Document 1 - Document 2 - Document 3 - Document 4 - Document 5 - Document 6 - Document 7


[1] Ellsworth C. Carlson, The Oberlin Band (Oberlin, Ohio: Oberlin Shansi Memorial Association, 2001), 3.

[2] Lydia Lord Davis biography, OCA RG 30/80 Finding Guide.

[3] Carlson, The Oberlin Band, 28-29.

[4] Jane Hunter, The Gospel of Gentility: American Women Missionaries in Turn-of-the-Century China (New Haven: Yale University Press, 1984), 11.

[5] There are some conflicting records concerning the date of the Davis’ departure for China. September 11, 1889 is the date most often referred in Lydia’s personal papers. Lydia Lord Davis Obituary typescript, OCA RG 28 Alumni Records, Grads and Formers Series, Box 241, Francis W. Davis student file.

[6] Hunter, 15.

[7] Augustus R. Buckland, Women in the Mission Field: Pioneers and Martyr’s (New York: Thomas Whittaker, 1895), 16 and 24.

[8] Lydia Lord Davis biography, OCA RG 30/80 Finding Guide.

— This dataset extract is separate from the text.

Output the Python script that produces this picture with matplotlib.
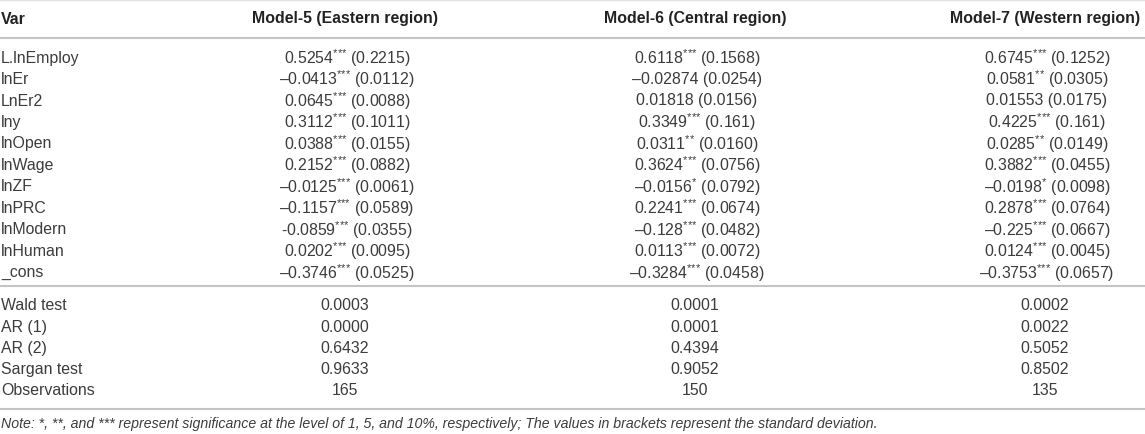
import matplotlib
matplotlib.use("Agg")
import matplotlib.pyplot as plt

plt.rcParams['font.family'] = ['Liberation Sans', 'DejaVu Sans']
plt.rcParams['mathtext.fontset'] = 'custom'
plt.rcParams['mathtext.rm'] = 'Liberation Sans'
plt.rcParams['mathtext.it'] = 'Liberation Sans:italic'
plt.rcParams['mathtext.bf'] = 'Liberation Sans:bold'

# ---------------- data ----------------
header = ["Var", "Model-5 (Eastern region)", "Model-6 (Central region)", "Model-7 (Western region)"]

variables = ["L.lnEmploy", "lnEr", "LnEr2", "lny", "lnOpen", "lnWage", "lnZF",
             "lnPRC", "lnModern", "lnHuman", "_cons"]

m5_coef = ["0.5254", "–0.0413", "0.0645", "0.3112", "0.0388", "0.2152", "–0.0125",
           "–0.1157", "-0.0859", "0.0202", "–0.3746"]
m5_star = ["***", "***", "***", "***", "***", "***", "***", "***", "***", "***", "***"]
m5_se = ["0.2215", "0.0112", "0.0088", "0.1011", "0.0155", "0.0882", "0.0061",
         "0.0589", "0.0355", "0.0095", "0.0525"]

m6_coef = ["0.6118", "–0.02874", "0.01818", "0.3349", "0.0311", "0.3624", "–0.0156",
           "0.2241", "–0.128", "0.0113", "–0.3284"]
m6_star = ["***", "", "", "***", "**", "***", "*", "***", "***", "***", "***"]
m6_se = ["0.1568", "0.0254", "0.0156", "0.161", "0.0160", "0.0756", "0.0792",
         "0.0674", "0.0482", "0.0072", "0.0458"]

m7_coef = ["0.6745", "0.0581", "0.01553", "0.4225", "0.0285", "0.3882", "–0.0198",
           "0.2878", "–0.225", "0.0124", "–0.3753"]
m7_star = ["***", "**", "", "***", "**", "***", "*", "***", "***", "***", "***"]
m7_se = ["0.1252", "0.0305", "0.0175", "0.161", "0.0149", "0.0455", "0.0098",
         "0.0764", "0.0667", "0.0045", "0.0657"]

tests = ["Wald test", "AR (1)", "AR (2)", "Sargan test", "Observations"]
m5_tests = ["0.0003", "0.0000", "0.6432", "0.9633", "165"]
m6_tests = ["0.0001", "0.0001", "0.4394", "0.9052", "150"]
m7_tests = ["0.0002", "0.0022", "0.5052", "0.8502", "135"]

note = ("Note: *, **, and *** represent significance at the level of 1, 5, and 10%, "
        "respectively; The values in brackets represent the standard deviation.")

# ---------------- layout ----------------
W, H = 1145, 435
fig = plt.figure(figsize=(W / 100, H / 100), dpi=100)
ax = fig.add_axes([0, 0, 1, 1])
ax.set_xlim(0, W)
ax.set_ylim(H, 0)
ax.axis('off')

txt = '#3c3c3c'
linec = '#c4c4c4'
fs = 11.4
col_x = [1, 347, 697, 1047]

# header
ax.text(col_x[0], 19, header[0], fontsize=fs, fontweight='bold', color='#222222',
        ha='left', va='center')
for j in range(1, 4):
    ax.text(col_x[j] - 2, 19, header[j], fontsize=fs, fontweight='bold', color='#222222',
            ha='center', va='center')


def cell(c, s, e):
    if s:
        return c + r"$^{\mathrm{" + s.replace('*', r'{*}') + r"}}$" + " (" + e + ")"
    return c + " (" + e + ")"


y0, dy = 58, 21.5
models = [(m5_coef, m5_star, m5_se), (m6_coef, m6_star, m6_se), (m7_coef, m7_star, m7_se)]
for i, v in enumerate(variables):
    y = y0 + i * dy
    ax.text(col_x[0], y, v, fontsize=fs, color=txt, ha='left', va='center')
    for j, (c, s, e) in enumerate(models):
        ax.text(col_x[j + 1], y, cell(c[i], s[i], e[i]), fontsize=fs, color=txt,
                ha='center', va='center')

y1, dy2 = 306, 21.25
for i, t in enumerate(tests):
    y = y1 + i * dy2
    ax.text(col_x[0], y, t, fontsize=fs, color=txt, ha='left', va='center')
    for j, vals in enumerate([m5_tests, m6_tests, m7_tests]):
        ax.text(col_x[j + 1] - 2, y, vals[i], fontsize=fs, color=txt, ha='center', va='center')

ax.text(col_x[0], 424, note, fontsize=10.15, style='italic', color=txt, ha='left', va='center')

for yl, lw, c in [(1, 1.0, '#e0e0e0'), (39, 1.5, linec), (287, 1.5, linec), (410, 1.5, linec)]:
    ax.axhline(yl, color=c, lw=lw)

fig.savefig('out.png', dpi=100)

[9] Carlson, The Oberlin Band, 50-52.

[10] Carlson, The Oberlin Band, 52-53.

[11] Ellsworth C. Carlson, “Lydia Lord Davis (biography)” reprinted from Oberlin Alumni Magazine, Autumn 1890, OCA RG 28 Alumni Records, Grads and Formers Series, Box 241, Francis W. Davis student folder.

[12] Various correspondence, RG 30/80 Lydia Lord Davis, Series V, Box 6, Professional Correspondence of Lydia Lord Davis 1902, 1920-43 folder.

[13] “General Report of the Executive Secretary”, September 1, 1941, OCA RG 30/80, Series V, Box 6, Professional Correspondence of Lydia Lord Davis, Oberlin Shansi Memorial Association 1902, 1925, 1932, 1941, 1943 folder.

[14] Lydia Lord Davis Obituary typescript, OCA RG 28 Alumni Records, Grads and Formers Series, Box 241, Francis W. Davis student file.